The Music Without Barriers 2020
Barriers: they have never been so real like this year; put in place to protect us, but inevitably bound to isolate us – from other people, from experience, also from music. Starting from this realisation, La musica senza barriere (“The music without barriers”) is back: the musicians of the Luigi Cherubini Youth Orchestra – those young people who were most affected by the extended silence created by the regulations closing theatres and concert halls all around Italy – perform in nursing home in town and in the province of Ravenna, in the Monastery of the Carmelite Nuns, in the Prison. From 1 to 30 July, in Ravenna, Alfonsine, Cervia, Lugo, and Russi, a variety of chamber formations – string quartets, brass quartets, sextet and duo, quintet and trio – perform programmes ranging from Telemann to Bach, from Gluck to Mozart, and again Wagner, Rossini, Verdi, Mascagni, Morricone, contemporary composers…While for the opening of Ravenna Festival, its summer residence, the Orchestra brought live music back, with La musica senza barriere the Cherubini musicians bring music where people most suffered. Playing in the gardens and the courtyards, to be listened to from the balconies and the windows; so that no one is a prisoner to silence. The project, endorsed by the Municipality of Ravenna, has been made possible by the support of the Emilia-Romagna Region and the Fondazione del Monte di Bologna e Ravenna.
“This is the good side of Italy,” said Riccardo Muti, speaking of the musicians of the Cherubini Orchestra in the occasion of the Ravenna Festival’s opening concert, on June 21, the feast of music and also the summer solstice; the most luminous day of the year for an act of courage which saw the young musicians on the stage for the opening night of the re-imagined 31st edition of the Festival. But there’s more to it. Again this year the Cherubini Orchestra takes over – morally, and not only artistically – from their conductor and director, with a new edition of the project La musica senza barriere, which in summer 2019 reached the places devoted to volunteers, and the protection and recovery of the weakest. Most recently, during the lockdown, La musica senza barriere turned into music pills, live performances shared on the website and the social accounts of the Alighieri Theatre, to virtually reopen its doors.

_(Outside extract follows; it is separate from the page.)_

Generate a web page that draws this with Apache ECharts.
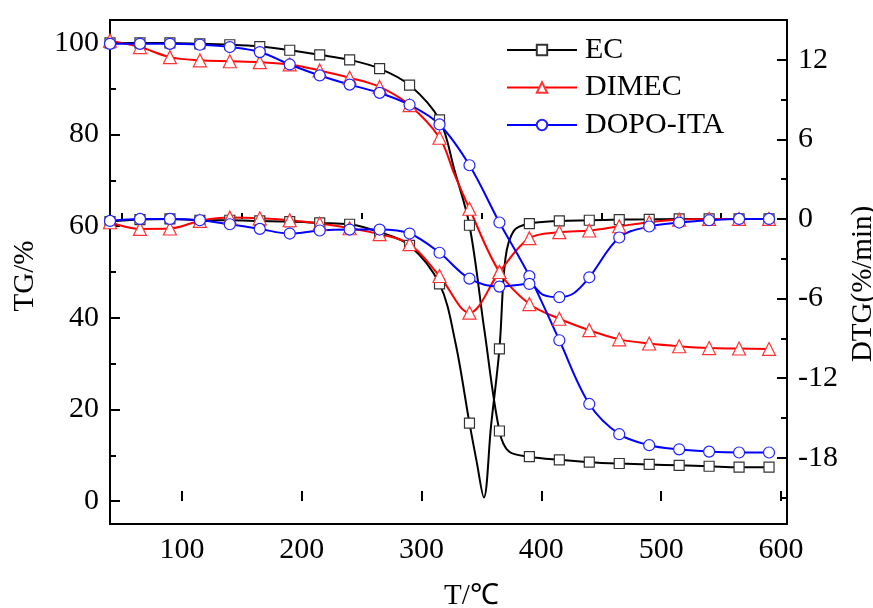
<!DOCTYPE html>
<html>
<head>
<meta charset="utf-8">
<script src="https://cdn.jsdelivr.net/npm/echarts@6/dist/echarts.min.js"></script>
<style>
html, body { margin: 0; padding: 0; background: #fff; }
#main { width: 873px; height: 608px; }
</style>
</head>
<body>
<div id="main"></div>
<script>
// temperature (°C) and values; markers every 25 °C from 40
var seriesNames = ['EC', 'DIMEC', 'DOPO-ITA'];

var ecTG = [[40,100.0],[65,100.0],[90,100.0],[115,99.8],[140,99.6],[165,99.2],[190,98.4],[215,97.4],[240,96.3],[265,94.4],[290,90.8],[315,83.2],[327.5,72.2],[340,60.2],[352.5,37.2],[365,15.3],[373,10.8],[390,9.7],[415,9.0],[440,8.5],[465,8.2],[490,8.0],[515,7.8],[540,7.6],[565,7.4],[590,7.4]];
var dimecTG = [[40,100.5],[65,99.1],[90,96.9],[115,96.2],[140,96.0],[165,95.8],[190,95.3],[215,94.0],[240,92.4],[265,90.4],[290,86.4],[315,79.3],[327.5,71.3],[340,63.8],[365,50.0],[390,43.0],[415,39.8],[440,37.3],[465,35.3],[490,34.4],[515,33.8],[540,33.4],[565,33.3],[590,33.2]];
var dopoTG = [[40,99.8],[65,99.8],[90,99.8],[115,99.6],[140,99.1],[165,98.0],[190,95.3],[215,92.9],[240,90.9],[265,89.1],[290,86.5],[315,82.2],[340,73.3],[365,60.8],[390,49.1],[415,35.1],[440,21.2],[465,14.6],[490,12.2],[515,11.3],[540,10.8],[565,10.6],[590,10.6]];

var ecDTG = [[40,-0.2],[65,-0.05],[90,0],[115,-0.1],[140,-0.1],[165,-0.15],[190,-0.2],[215,-0.3],[240,-0.4],[265,-1.0],[290,-2.0],[315,-4.9],[328,-9.2],[340,-15.4],[346,-18.3],[352,-21.0],[358,-15.6],[365,-9.8],[370,-3.0],[377,-0.9],[390,-0.35],[415,-0.15],[440,-0.1],[465,-0.05],[490,-0.03],[515,0],[540,0],[565,0],[590,0]];
var dimecDTG = [[40,-0.25],[65,-0.75],[90,-0.72],[115,-0.15],[140,0.1],[165,0.05],[190,-0.1],[215,-0.35],[240,-0.7],[265,-1.15],[290,-1.9],[315,-4.3],[340,-7.07],[365,-4.0],[390,-1.45],[415,-1.0],[440,-0.87],[465,-0.55],[490,-0.25],[515,-0.05],[540,0],[565,0],[590,0]];
var dopoDTG = [[40,-0.15],[65,0],[90,0],[115,-0.1],[140,-0.4],[165,-0.75],[190,-1.1],[215,-0.87],[240,-0.8],[265,-0.8],[290,-1.1],[315,-2.55],[340,-4.5],[365,-5.1],[390,-4.9],[401,-5.7],[415,-5.9],[427,-5.6],[440,-4.4],[465,-1.4],[490,-0.57],[515,-0.27],[540,-0.1],[565,0],[590,0]];

var xTicks = [100, 200, 300, 400, 500, 600];
var xMinor = [50, 150, 250, 350, 450, 550];
var tgTicks = [0, 20, 40, 60, 80, 100];
var tgMinor = [10, 30, 50, 70, 90];
var dtgTicks = [-18, -12, -6, 0, 6, 12];
var dtgMinor = [-21, -15, -9, -3, 3, 9];

var font = "'Liberation Serif', 'Times New Roman', serif";
var chart = echarts.init(document.getElementById('main'), null, {renderer: 'canvas'});

function pts(arr) {
    // only every 25 °C step gets a marker, the rest just shape the curve
    return arr.map(function (p) {
        var isMark = (p[0] - 40) % 25 === 0;
        return isMark ? {value: p} : {value: p, symbol: 'none'};
    });
}

function line(name, arr, yIdx, sym, size, color, edge) {
    return {
        name: name,
        type: 'line',
        xAxisIndex: 0,
        yAxisIndex: yIdx,
        data: pts(arr),
        smooth: 0.35,
        showAllSymbol: true,
        symbol: sym,
        symbolSize: size,
        lineStyle: {color: color, width: 2},
        itemStyle: {color: '#fff', borderColor: edge, borderWidth: 1.2},
        emphasis: {disabled: true}
    };
}

function tickAxis(pos, min, max, vals, len, labels) {
    return {
        type: 'value', position: pos, min: min, max: max,
        axisLine: {show: false},
        splitLine: {show: false},
        axisTick: {inside: true, length: len, customValues: vals, lineStyle: {color: '#000', width: 2}},
        axisLabel: labels ? {customValues: vals, fontSize: 30, fontFamily: font, color: '#000', margin: 11} : {show: false}
    };
}

var xMain = tickAxis('bottom', 40, 605, xTicks, 10, true);
xMain.name = 'T/℃';
xMain.nameLocation = 'middle';
xMain.nameGap = 58;
xMain.nameTextStyle = {fontSize: 29, fontFamily: font, color: '#000', padding: [0, 0, 0, 46]};

var yLeft = tickAxis('left', -5, 105, tgTicks, 10, true);
yLeft.name = 'TG/%';
yLeft.nameLocation = 'middle';
yLeft.nameRotate = 90;
yLeft.nameGap = 70;
yLeft.nameTextStyle = {fontSize: 29, fontFamily: font, color: '#000', padding: [0, 8, 0, 0]};

var yRight = tickAxis('right', -23, 15, dtgTicks, 10, true);
yRight.name = 'DTG(%/min)';
yRight.nameLocation = 'middle';
yRight.nameRotate = 90;
yRight.nameGap = 58;
yRight.nameTextStyle = {fontSize: 29, fontFamily: font, color: '#000', padding: [0, 24, 0, 0]};

chart.setOption({
    animation: false,
    backgroundColor: '#fff',
    grid: {left: 110, right: 86, top: 20, bottom: 84, outerBoundsMode: 'none', containLabel: false,
           show: true, borderColor: '#000', borderWidth: 2, backgroundColor: 'transparent'},
    legend: {
        data: seriesNames,
        orient: 'vertical',
        left: 501,
        top: 30,
        itemWidth: 70,
        itemHeight: 13,
        itemGap: 7.5,
        selectedMode: false,
        textStyle: {fontSize: 30, fontFamily: font, color: '#000', lineHeight: 30, padding: [0, 0, 0, 3]}
    },
    xAxis: [xMain, tickAxis('bottom', 40, 605, xMinor, 6, false)],
    yAxis: [yLeft, yRight, tickAxis('left', -5, 105, tgMinor, 6, false), tickAxis('right', -23, 15, dtgMinor, 6, false)],
    series: [
        line('EC', ecTG, 0, 'rect', 10, '#000', '#333'),
        line('EC', ecDTG, 1, 'rect', 10, '#000', '#333'),
        line('DIMEC', dimecTG, 0, 'triangle', 13, '#f00', '#f33'),
        line('DIMEC', dimecDTG, 1, 'triangle', 13, '#f00', '#f33'),
        line('DOPO-ITA', dopoTG, 0, 'circle', 11, '#00f', '#22f'),
        line('DOPO-ITA', dopoDTG, 1, 'circle', 11, '#00f', '#22f')
    ]
});
</script>
</body>
</html>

Starting from July 1, with the proposals selected by the Orchestra’s artistic secretary Carla Delfrate and coordinated by orchestra inspector Leandro Nannini – the chamber music groups will perform in thirteen concerts, mostly in the nursing homes.
Making music together is one of the best examples of civic cohabitation, and one of the concepts upon which Muti builds the work with the orchestra. Why not turn that spirit into the driving force of a project dedicated to those people who cannot enter a theatre or a concert hall?

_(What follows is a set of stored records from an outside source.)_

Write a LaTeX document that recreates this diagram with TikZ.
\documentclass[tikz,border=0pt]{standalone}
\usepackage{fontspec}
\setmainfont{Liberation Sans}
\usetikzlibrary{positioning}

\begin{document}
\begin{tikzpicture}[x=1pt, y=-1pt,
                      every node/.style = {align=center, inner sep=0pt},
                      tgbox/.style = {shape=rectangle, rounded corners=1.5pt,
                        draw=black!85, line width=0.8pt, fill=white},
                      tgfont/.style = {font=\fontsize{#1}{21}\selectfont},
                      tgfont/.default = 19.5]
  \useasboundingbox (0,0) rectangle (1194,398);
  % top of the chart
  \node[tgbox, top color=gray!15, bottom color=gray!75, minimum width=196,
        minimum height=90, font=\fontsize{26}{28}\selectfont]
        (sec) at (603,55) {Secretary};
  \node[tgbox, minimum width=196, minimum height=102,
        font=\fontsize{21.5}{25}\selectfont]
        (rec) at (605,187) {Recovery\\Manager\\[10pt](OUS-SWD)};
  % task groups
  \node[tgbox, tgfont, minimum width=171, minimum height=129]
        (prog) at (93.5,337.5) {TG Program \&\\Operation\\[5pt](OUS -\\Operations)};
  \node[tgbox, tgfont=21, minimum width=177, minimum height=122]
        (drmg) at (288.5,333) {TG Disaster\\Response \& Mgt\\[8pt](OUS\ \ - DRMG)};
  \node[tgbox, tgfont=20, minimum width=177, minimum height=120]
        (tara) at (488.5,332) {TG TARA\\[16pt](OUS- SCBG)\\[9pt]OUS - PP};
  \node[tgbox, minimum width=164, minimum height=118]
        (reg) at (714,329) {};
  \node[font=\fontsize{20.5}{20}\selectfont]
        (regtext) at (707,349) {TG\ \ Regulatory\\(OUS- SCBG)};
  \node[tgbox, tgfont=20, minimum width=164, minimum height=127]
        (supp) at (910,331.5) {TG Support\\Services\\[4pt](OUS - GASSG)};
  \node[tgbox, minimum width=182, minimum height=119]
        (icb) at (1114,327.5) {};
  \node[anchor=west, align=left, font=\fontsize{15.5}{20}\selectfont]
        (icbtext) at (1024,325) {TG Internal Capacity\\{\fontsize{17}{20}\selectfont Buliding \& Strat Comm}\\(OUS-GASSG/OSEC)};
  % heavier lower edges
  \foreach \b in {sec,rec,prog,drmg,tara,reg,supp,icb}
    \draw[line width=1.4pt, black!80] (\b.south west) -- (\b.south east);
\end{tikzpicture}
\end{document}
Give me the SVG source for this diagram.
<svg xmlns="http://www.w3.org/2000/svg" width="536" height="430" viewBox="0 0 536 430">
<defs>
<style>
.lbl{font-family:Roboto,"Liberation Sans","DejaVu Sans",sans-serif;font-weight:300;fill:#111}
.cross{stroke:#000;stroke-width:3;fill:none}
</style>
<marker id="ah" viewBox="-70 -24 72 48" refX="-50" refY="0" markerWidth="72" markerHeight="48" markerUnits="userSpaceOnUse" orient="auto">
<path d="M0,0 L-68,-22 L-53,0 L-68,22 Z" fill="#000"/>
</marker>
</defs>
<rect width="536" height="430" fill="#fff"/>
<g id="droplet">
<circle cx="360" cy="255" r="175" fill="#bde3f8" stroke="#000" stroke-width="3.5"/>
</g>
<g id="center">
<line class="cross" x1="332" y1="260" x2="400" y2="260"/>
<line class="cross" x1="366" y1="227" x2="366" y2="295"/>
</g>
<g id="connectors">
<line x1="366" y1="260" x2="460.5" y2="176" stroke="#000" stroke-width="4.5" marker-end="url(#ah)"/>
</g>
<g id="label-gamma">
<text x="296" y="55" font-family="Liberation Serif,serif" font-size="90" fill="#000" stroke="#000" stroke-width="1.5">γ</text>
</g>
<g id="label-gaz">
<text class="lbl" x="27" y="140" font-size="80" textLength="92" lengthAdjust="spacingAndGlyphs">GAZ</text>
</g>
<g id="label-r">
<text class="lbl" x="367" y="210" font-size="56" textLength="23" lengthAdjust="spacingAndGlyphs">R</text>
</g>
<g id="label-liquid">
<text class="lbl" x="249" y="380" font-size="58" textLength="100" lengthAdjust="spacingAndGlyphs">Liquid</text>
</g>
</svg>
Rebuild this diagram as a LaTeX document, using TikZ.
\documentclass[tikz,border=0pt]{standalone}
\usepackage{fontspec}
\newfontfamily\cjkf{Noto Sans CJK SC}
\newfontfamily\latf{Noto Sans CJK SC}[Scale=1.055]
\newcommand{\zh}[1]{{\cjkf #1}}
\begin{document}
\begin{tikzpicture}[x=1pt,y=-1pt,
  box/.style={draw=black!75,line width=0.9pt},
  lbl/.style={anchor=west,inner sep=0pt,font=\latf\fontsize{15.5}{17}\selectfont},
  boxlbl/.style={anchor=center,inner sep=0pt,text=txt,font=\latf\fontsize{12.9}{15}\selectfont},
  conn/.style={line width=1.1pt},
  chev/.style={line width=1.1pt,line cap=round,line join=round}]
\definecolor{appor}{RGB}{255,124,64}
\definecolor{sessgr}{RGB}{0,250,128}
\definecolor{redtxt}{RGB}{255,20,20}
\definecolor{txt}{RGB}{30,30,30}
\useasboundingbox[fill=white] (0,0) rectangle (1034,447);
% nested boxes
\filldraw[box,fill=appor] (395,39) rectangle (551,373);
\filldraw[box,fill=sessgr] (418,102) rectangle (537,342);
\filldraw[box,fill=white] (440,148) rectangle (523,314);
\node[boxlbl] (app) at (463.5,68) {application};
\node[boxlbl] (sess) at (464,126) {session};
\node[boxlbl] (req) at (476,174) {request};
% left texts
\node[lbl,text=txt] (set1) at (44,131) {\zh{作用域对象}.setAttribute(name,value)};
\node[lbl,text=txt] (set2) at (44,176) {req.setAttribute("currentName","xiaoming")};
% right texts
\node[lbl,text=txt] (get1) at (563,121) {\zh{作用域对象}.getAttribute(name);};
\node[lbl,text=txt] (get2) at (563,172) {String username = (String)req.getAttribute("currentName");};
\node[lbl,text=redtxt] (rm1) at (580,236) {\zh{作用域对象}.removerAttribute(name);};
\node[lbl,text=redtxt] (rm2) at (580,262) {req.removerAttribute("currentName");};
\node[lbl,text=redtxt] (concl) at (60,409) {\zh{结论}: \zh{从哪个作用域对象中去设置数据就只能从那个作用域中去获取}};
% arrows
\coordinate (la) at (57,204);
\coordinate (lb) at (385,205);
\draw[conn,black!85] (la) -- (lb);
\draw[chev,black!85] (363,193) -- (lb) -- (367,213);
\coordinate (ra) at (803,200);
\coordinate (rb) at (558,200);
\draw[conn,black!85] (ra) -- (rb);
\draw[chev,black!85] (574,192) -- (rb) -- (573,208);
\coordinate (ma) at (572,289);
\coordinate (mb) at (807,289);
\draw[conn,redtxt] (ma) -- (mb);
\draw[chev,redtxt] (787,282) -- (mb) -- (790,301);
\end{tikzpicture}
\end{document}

The 31st edition of the Festival was unexpected: the programme, which for weeks seemed almost impossible to turn into reality, feature over 40 events, 3 venues, 500 guest artists – among them the Cherubini, in 5 different concerts. The connection between the Festival and its Orchestra is even deeper though. On the one hand the Festival means to reach the largest number of people, though in compliance with the current regulations, with lower-than-average prices and the free streaming of the events. On the other hand the Cherubini Orchestra renews its gift to the Festival and the City, turning into its ambassadors to reach even those corners of society which, otherwise, would be excluded from culture and beauty.